El guajillo era de un rojo profundo, el pasilla tan oscuro como la arcilla. Blanca se podría imaginar a Camilo diciéndole ¡más picante, más! Ella destripó los chiles, los lavó debajo del grifo, y los agregó en la segunda olla, ésta llena de agua hirviendo. Otra cebolla, cortada en cuartos esta vez, entraron al agua, y también la sal.

Cuando los chiles están blandos, mézclalos con las especies. Agregue la mezcla al cerdo con el guiso de maíz pozolero.

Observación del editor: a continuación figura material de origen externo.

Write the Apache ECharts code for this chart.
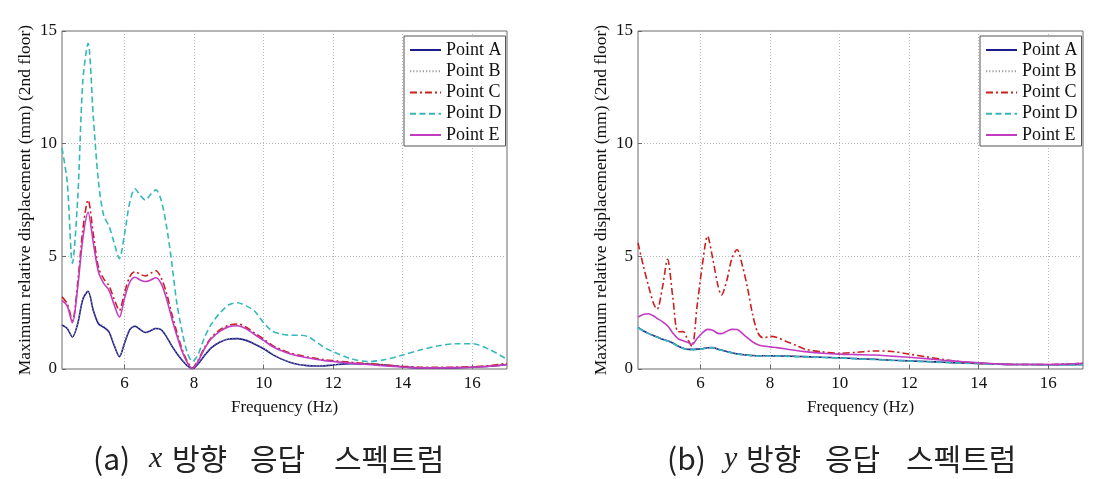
<!DOCTYPE html>
<html>
<head>
<meta charset="utf-8">
<script src="https://cdn.jsdelivr.net/npm/echarts@6/dist/echarts.min.js"></script>
<style>
html,body{margin:0;padding:0;background:#fff;}
#c{width:1103px;height:479px;}
</style>
</head>
<body>
<div id="c"></div>
<script>
// ---------- DATA ----------
const seriesNames = ['Point A', 'Point B', 'Point C', 'Point D', 'Point E'];
const yTicks = [0, 5, 10, 15];
const xTickLabels = [6, 8, 10, 12, 14, 16];

// (a) x-direction
const freqX = [4.2,4.35,4.5,4.65,4.8,4.95,5.1,5.25,5.4,5.55,5.7,5.85,6.0,6.15,6.3,6.45,6.6,6.75,6.9,7.05,7.2,7.35,7.5,7.65,7.8,7.95,8.1,8.3,8.5,8.75,9.0,9.25,9.5,9.75,10.0,10.25,10.5,10.75,11.0,11.25,11.5,11.75,12.0,12.5,13.0,13.5,14.0,14.5,15.0,15.5,16.0,16.5,17.0];
const xA = [1.95,1.8,1.42,2.0,3.1,3.45,2.6,2.0,1.85,1.65,1.05,0.55,1.15,1.75,1.9,1.75,1.62,1.7,1.8,1.75,1.45,1.05,0.7,0.4,0.15,0.02,0.2,0.6,0.95,1.2,1.33,1.35,1.27,1.1,0.9,0.65,0.45,0.3,0.2,0.15,0.13,0.14,0.18,0.24,0.22,0.18,0.1,0.04,0.03,0.05,0.08,0.12,0.2];
const xB = [1.97,1.82,1.44,2.02,3.12,3.47,2.65,2.08,1.92,1.7,1.08,0.57,1.18,1.78,1.93,1.78,1.64,1.72,1.82,1.77,1.47,1.07,0.72,0.41,0.16,0.03,0.21,0.62,0.97,1.22,1.35,1.37,1.29,1.12,0.92,0.67,0.47,0.31,0.21,0.16,0.14,0.15,0.19,0.25,0.23,0.19,0.11,0.05,0.04,0.06,0.09,0.13,0.21];
const xC = [3.2,2.9,2.15,3.8,6.2,7.5,6.0,4.5,4.0,3.7,3.1,2.6,3.4,4.1,4.32,4.2,4.13,4.25,4.36,4.05,3.4,2.5,1.65,0.9,0.35,0.05,0.35,0.95,1.4,1.75,1.95,2.0,1.85,1.58,1.33,1.05,0.87,0.72,0.62,0.54,0.47,0.41,0.37,0.3,0.24,0.18,0.12,0.08,0.07,0.08,0.1,0.15,0.25];
const xD = [9.8,8.3,4.7,7.5,12.8,14.45,11.2,8.3,6.8,6.35,5.6,4.9,6.0,7.4,8.0,7.7,7.5,7.75,7.95,7.5,6.4,4.8,2.95,1.7,0.75,0.33,0.6,1.4,2.0,2.5,2.85,2.94,2.8,2.55,2.05,1.68,1.55,1.5,1.5,1.45,1.22,0.95,0.77,0.46,0.33,0.42,0.62,0.84,1.02,1.12,1.12,0.86,0.43];
const xE = [3.05,2.8,2.05,3.6,5.8,6.95,5.6,4.3,3.8,3.5,2.85,2.3,3.15,3.85,4.07,3.95,3.88,3.95,4.05,3.8,3.15,2.3,1.5,0.8,0.3,0.02,0.3,0.9,1.35,1.68,1.88,1.92,1.78,1.52,1.27,1.0,0.82,0.68,0.58,0.5,0.43,0.37,0.33,0.26,0.2,0.14,0.09,0.05,0.05,0.06,0.08,0.12,0.2];

// (b) y-direction
const freqY = [4.2,4.35,4.5,4.65,4.75,4.9,5.05,5.2,5.35,5.5,5.6,5.75,5.9,6.05,6.2,6.35,6.5,6.6,6.75,6.9,7.05,7.2,7.35,7.5,7.65,7.8,8.0,8.2,8.5,8.75,9.0,9.5,10.0,10.5,11.0,11.5,12.0,12.5,13.0,13.5,14.0,14.5,15.0,15.5,16.0,16.5,17.0];
const yA = [1.85,1.7,1.58,1.48,1.42,1.32,1.25,1.15,1.02,0.92,0.88,0.87,0.88,0.9,0.94,0.95,0.88,0.84,0.78,0.72,0.67,0.64,0.62,0.6,0.59,0.59,0.59,0.58,0.57,0.56,0.55,0.52,0.5,0.46,0.43,0.39,0.36,0.33,0.3,0.27,0.25,0.22,0.2,0.2,0.19,0.19,0.2];
const yB = [1.86,1.71,1.59,1.49,1.43,1.33,1.26,1.16,1.03,0.93,0.89,0.88,0.89,0.91,0.95,0.96,0.89,0.85,0.79,0.73,0.68,0.65,0.63,0.61,0.6,0.6,0.6,0.59,0.58,0.57,0.56,0.53,0.51,0.47,0.44,0.4,0.37,0.34,0.31,0.28,0.26,0.23,0.21,0.21,0.2,0.2,0.21];
const yC = [5.6,4.6,3.7,2.9,2.65,3.6,4.87,3.2,1.65,1.66,1.4,1.0,2.8,4.6,5.9,4.9,3.7,3.28,3.9,4.9,5.3,4.6,3.6,2.4,1.6,1.38,1.45,1.4,1.2,1.05,0.88,0.76,0.7,0.74,0.8,0.78,0.66,0.54,0.42,0.32,0.25,0.22,0.2,0.2,0.2,0.22,0.25];
const yD = [1.83,1.69,1.57,1.47,1.41,1.31,1.24,1.14,1.01,0.91,0.87,0.86,0.87,0.89,0.93,0.94,0.87,0.83,0.77,0.71,0.66,0.63,0.61,0.59,0.58,0.58,0.58,0.57,0.56,0.55,0.54,0.51,0.49,0.45,0.42,0.38,0.35,0.32,0.29,0.26,0.24,0.21,0.19,0.19,0.18,0.18,0.19];
const yE = [2.3,2.42,2.45,2.35,2.25,2.1,1.92,1.6,1.35,1.25,1.2,1.1,1.35,1.6,1.76,1.72,1.58,1.57,1.67,1.76,1.75,1.58,1.38,1.2,1.08,1.02,0.98,0.95,0.88,0.82,0.77,0.7,0.66,0.64,0.62,0.57,0.52,0.46,0.39,0.33,0.28,0.23,0.2,0.2,0.2,0.22,0.25];

const captionA = ['(a)', 'x', '방향', '응답', '스펙트럼'];
const captionB = ['(b)', 'y', '방향', '응답', '스펙트럼'];
const xAxisTitle = 'Frequency (Hz)';
const yAxisTitle = 'Maximum relative displacement (mm) (2nd floor)';

// ---------- STYLE ----------
const SERIF = '"Liberation Serif","DejaVu Serif",serif';
const styles = [
  {color: '#1c1c8c', type: 'solid', width: 1.6},
  {color: '#9a9a9a', type: [1.2, 2], width: 1},
  {color: '#cc1f1f', type: [7, 3, 2, 3], width: 1.6},
  {color: '#35b8b8', type: [6, 3.5], width: 1.6},
  {color: '#c23cc2', type: 'solid', width: 1.6}
];

function pairs(f, v) { return f.map((x, i) => [x, v[i]]); }

function makeSeries(freq, arrs, gi) {
  return arrs.map((arr, i) => ({
    name: seriesNames[i],
    type: 'line',
    xAxisIndex: gi, yAxisIndex: gi,
    data: pairs(freq, arr),
    smooth: 0.3,
    symbol: 'none',
    showSymbol: false,
    silent: true,
    animation: false,
    z: 2 + i,
    lineStyle: {color: styles[i].color, type: styles[i].type, width: styles[i].width},
    itemStyle: {color: styles[i].color}
  }));
}

const grids = [
  {left: 62, top: 31, width: 445, height: 338, show: true, borderColor: '#6a6a6a', borderWidth: 1, backgroundColor: '#fff'},
  {left: 638, top: 31, width: 445, height: 338, show: true, borderColor: '#6a6a6a', borderWidth: 1, backgroundColor: '#fff'}
];

function xAxisFor(gi) {
  return {
    gridIndex: gi, type: 'value', min: 4.2, max: 17, splitNumber: 6,
    name: xAxisTitle, nameLocation: 'middle', nameGap: 30,
    nameTextStyle: {fontFamily: SERIF, fontSize: 17, color: '#111'},
    axisLine: {show: false},
    axisTick: {show: true, inside: true, length: 4, lineStyle: {color: '#6a6a6a'}},
    axisLabel: {
      fontFamily: SERIF, fontSize: 17, color: '#111', margin: 6,
      showMinLabel: false, showMaxLabel: false,
      formatter: v => (xTickLabels.indexOf(Math.round(v * 1000) / 1000) >= 0 ? String(v) : '')
    },
    splitLine: {show: true, showMinLine: false, showMaxLine: false, lineStyle: {color: '#b8b8b8', type: [1, 2], width: 1}}
  };
}
function yAxisFor(gi) {
  return {
    gridIndex: gi, type: 'value', min: yTicks[0], max: yTicks[yTicks.length - 1], interval: 5,
    name: yAxisTitle, nameLocation: 'middle', nameGap: 28,
    nameTextStyle: {fontFamily: SERIF, fontSize: 17.5, color: '#111'},
    axisLine: {show: false},
    axisTick: {show: true, inside: true, length: 4, lineStyle: {color: '#6a6a6a'}},
    axisLabel: {fontFamily: SERIF, fontSize: 17, color: '#111', margin: 5},
    splitLine: {show: true, showMinLine: false, showMaxLine: false, lineStyle: {color: '#b8b8b8', type: [1, 2], width: 1}}
  };
}

function legendFor(left) {
  return {
    orient: 'vertical', left: left, top: 36,
    data: seriesNames,
    backgroundColor: '#fff', borderColor: '#555', borderWidth: 1, borderRadius: 0,
    padding: [5, 4, 2, 5],
    itemWidth: 31, itemHeight: 14, itemGap: 3.25,
    selectedMode: false,
    itemStyle: {opacity: 0, borderWidth: 0},
    textStyle: {fontFamily: SERIF, fontSize: 18, color: '#111', lineHeight: 18}
  };
}

function captionGraphics(parts, xs) {
  const fonts = [
    {fontFamily: '"Noto Sans CJK KR","Noto Sans",sans-serif', fontStyle: 'normal'},
    {fontFamily: SERIF, fontStyle: 'italic'},
    {fontFamily: '"Noto Sans CJK KR",sans-serif', fontStyle: 'normal'},
    {fontFamily: '"Noto Sans CJK KR",sans-serif', fontStyle: 'normal'},
    {fontFamily: '"Noto Sans CJK KR",sans-serif', fontStyle: 'normal'}
  ];
  return parts.map((t, i) => ({
    type: 'text', left: xs[i], top: 444, silent: true,
    style: {text: t, fontSize: 30, fontFamily: fonts[i].fontFamily, fontStyle: fonts[i].fontStyle, fill: '#222'}
  }));
}

const chart = echarts.init(document.getElementById('c'), null, {renderer: 'canvas'});
chart.setOption({
  animation: false,
  backgroundColor: '#fff',
  grid: grids,
  xAxis: [xAxisFor(0), xAxisFor(1)],
  yAxis: [yAxisFor(0), yAxisFor(1)],
  legend: [legendFor(404), legendFor(980)],
  series: [].concat(
    makeSeries(freqX, [xA, xB, xC, xD, xE], 0),
    makeSeries(freqY, [yA, yB, yC, yD, yE], 1)
  ),
  graphic: [].concat(
    captionGraphics(captionA, [93, 149, 172, 250, 334]),
    captionGraphics(captionB, [667, 724, 746, 825, 906])
  )
});
</script>
</body>
</html>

Blanca recortó un ramo de cilantro y algunos rábanos como guarnición. Luego lo terminaba el pozole con el repollo picadito, porque así le gustaba Camilo. Ella continuaba cantando con una voz suave. Debajo del sonido navegaba un mar de memorias: de caminatas en el río con su esposo, de los baños juntos y de la primera vez que bailaron.

Ella echó el pozole en los tazones, llenando las vasijas con dolor y con amor. “Acuérdate,” dijo Blanca, mientras que puso una porción humeante ante de mi, “que cuando tú estás cocinando para la persona que amas, la comida sabe mejor cuando cocinas con tu corazón tanto como con tus manos.”